# What to work on:
Copy the data exactly as it appears, and do not include any pictures.

# Source excerpt:
_ _ _ _ _ _ _

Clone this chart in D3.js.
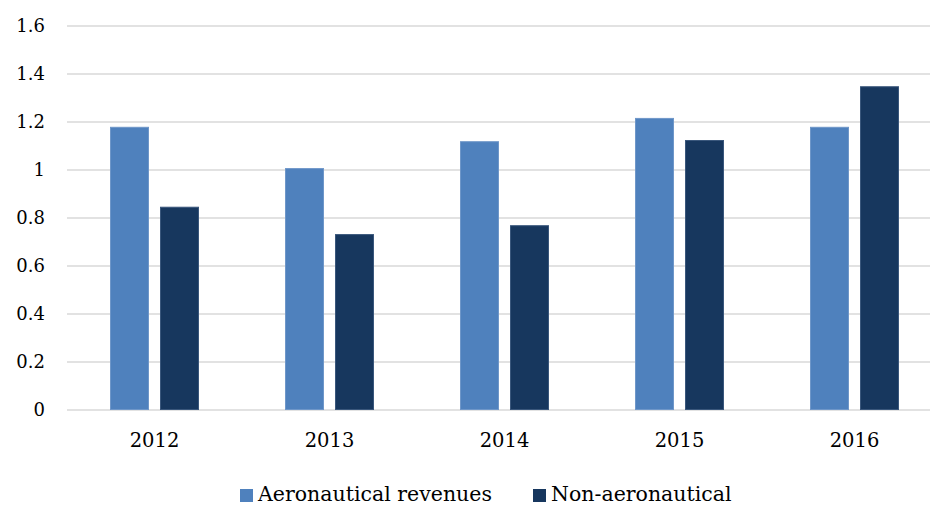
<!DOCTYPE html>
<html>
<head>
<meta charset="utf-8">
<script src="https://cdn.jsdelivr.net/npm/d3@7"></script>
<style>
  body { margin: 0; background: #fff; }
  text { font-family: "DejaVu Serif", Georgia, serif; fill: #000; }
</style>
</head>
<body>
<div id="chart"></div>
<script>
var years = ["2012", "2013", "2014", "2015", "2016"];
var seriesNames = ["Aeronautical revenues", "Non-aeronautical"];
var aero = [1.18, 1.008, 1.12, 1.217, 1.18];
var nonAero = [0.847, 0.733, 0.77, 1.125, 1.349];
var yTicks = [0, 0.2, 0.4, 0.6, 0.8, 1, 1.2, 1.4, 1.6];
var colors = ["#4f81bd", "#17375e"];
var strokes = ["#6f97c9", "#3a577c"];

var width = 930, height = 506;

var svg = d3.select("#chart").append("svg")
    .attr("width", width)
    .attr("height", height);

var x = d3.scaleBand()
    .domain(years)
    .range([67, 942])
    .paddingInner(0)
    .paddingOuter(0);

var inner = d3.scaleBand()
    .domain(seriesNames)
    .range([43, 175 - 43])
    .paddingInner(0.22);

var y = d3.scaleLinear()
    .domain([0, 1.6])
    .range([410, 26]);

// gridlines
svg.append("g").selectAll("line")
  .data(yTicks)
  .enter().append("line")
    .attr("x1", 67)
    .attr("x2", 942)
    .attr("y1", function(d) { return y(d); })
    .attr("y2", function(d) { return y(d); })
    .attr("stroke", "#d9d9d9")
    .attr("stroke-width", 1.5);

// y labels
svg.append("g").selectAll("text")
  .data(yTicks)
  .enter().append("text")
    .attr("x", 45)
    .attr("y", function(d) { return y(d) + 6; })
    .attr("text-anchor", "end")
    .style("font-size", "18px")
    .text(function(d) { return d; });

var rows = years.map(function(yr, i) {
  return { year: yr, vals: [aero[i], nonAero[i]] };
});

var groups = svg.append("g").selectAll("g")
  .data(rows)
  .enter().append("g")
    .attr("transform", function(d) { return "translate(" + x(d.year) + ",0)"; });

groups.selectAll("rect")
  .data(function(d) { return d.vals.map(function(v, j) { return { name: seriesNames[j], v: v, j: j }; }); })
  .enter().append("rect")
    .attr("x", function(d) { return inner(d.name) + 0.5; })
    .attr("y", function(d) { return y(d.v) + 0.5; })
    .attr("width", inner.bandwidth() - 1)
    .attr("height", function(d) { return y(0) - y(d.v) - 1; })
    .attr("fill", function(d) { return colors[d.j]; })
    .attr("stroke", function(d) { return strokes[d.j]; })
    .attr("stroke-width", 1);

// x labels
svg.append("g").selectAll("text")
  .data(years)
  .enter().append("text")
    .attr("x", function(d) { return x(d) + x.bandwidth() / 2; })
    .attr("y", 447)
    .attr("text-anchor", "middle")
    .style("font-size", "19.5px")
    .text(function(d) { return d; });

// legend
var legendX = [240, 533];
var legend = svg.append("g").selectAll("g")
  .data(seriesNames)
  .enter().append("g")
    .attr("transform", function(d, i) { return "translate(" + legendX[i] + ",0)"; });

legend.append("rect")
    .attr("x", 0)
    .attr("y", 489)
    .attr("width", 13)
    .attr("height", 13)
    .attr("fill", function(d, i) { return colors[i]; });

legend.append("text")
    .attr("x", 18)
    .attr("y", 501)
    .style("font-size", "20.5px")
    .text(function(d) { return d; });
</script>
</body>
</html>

_ _ _ _ _ _ _

# Result of this task:
Clone this chart in D3.js.
<!DOCTYPE html>
<html>
<head>
<meta charset="utf-8">
<script src="https://cdn.jsdelivr.net/npm/d3@7"></script>
<style>
  body { margin: 0; background: #fff; }
  text { font-family: "DejaVu Serif", Georgia, serif; fill: #000; }
</style>
</head>
<body>
<div id="chart"></div>
<script>
var years = ["2012", "2013", "2014", "2015", "2016"];
var seriesNames = ["Aeronautical revenues", "Non-aeronautical"];
var aero = [1.18, 1.008, 1.12, 1.217, 1.18];
var nonAero = [0.847, 0.733, 0.77, 1.125, 1.349];
var yTicks = [0, 0.2, 0.4, 0.6, 0.8, 1, 1.2, 1.4, 1.6];
var colors = ["#4f81bd", "#17375e"];
var strokes = ["#6f97c9", "#3a577c"];

var width = 930, height = 506;

var svg = d3.select("#chart").append("svg")
    .attr("width", width)
    .attr("height", height);

var x = d3.scaleBand()
    .domain(years)
    .range([67, 942])
    .paddingInner(0)
    .paddingOuter(0);

var inner = d3.scaleBand()
    .domain(seriesNames)
    .range([43, 175 - 43])
    .paddingInner(0.22);

var y = d3.scaleLinear()
    .domain([0, 1.6])
    .range([410, 26]);

// gridlines
svg.append("g").selectAll("line")
  .data(yTicks)
  .enter().append("line")
    .attr("x1", 67)
    .attr("x2", 942)
    .attr("y1", function(d) { return y(d); })
    .attr("y2", function(d) { return y(d); })
    .attr("stroke", "#d9d9d9")
    .attr("stroke-width", 1.5);

// y labels
svg.append("g").selectAll("text")
  .data(yTicks)
  .enter().append("text")
    .attr("x", 45)
    .attr("y", function(d) { return y(d) + 6; })
    .attr("text-anchor", "end")
    .style("font-size", "18px")
    .text(function(d) { return d; });

var rows = years.map(function(yr, i) {
  return { year: yr, vals: [aero[i], nonAero[i]] };
});

var groups = svg.append("g").selectAll("g")
  .data(rows)
  .enter().append("g")
    .attr("transform", function(d) { return "translate(" + x(d.year) + ",0)"; });

groups.selectAll("rect")
  .data(function(d) { return d.vals.map(function(v, j) { return { name: seriesNames[j], v: v, j: j }; }); })
  .enter().append("rect")
    .attr("x", function(d) { return inner(d.name) + 0.5; })
    .attr("y", function(d) { return y(d.v) + 0.5; })
    .attr("width", inner.bandwidth() - 1)
    .attr("height", function(d) { return y(0) - y(d.v) - 1; })
    .attr("fill", function(d) { return colors[d.j]; })
    .attr("stroke", function(d) { return strokes[d.j]; })
    .attr("stroke-width", 1);

// x labels
svg.append("g").selectAll("text")
  .data(years)
  .enter().append("text")
    .attr("x", function(d) { return x(d) + x.bandwidth() / 2; })
    .attr("y", 447)
    .attr("text-anchor", "middle")
    .style("font-size", "19.5px")
    .text(function(d) { return d; });

// legend
var legendX = [240, 533];
var legend = svg.append("g").selectAll("g")
  .data(seriesNames)
  .enter().append("g")
    .attr("transform", function(d, i) { return "translate(" + legendX[i] + ",0)"; });

legend.append("rect")
    .attr("x", 0)
    .attr("y", 489)
    .attr("width", 13)
    .attr("height", 13)
    .attr("fill", function(d, i) { return colors[i]; });

legend.append("text")
    .attr("x", 18)
    .attr("y", 501)
    .style("font-size", "20.5px")
    .text(function(d) { return d; });
</script>
</body>
</html>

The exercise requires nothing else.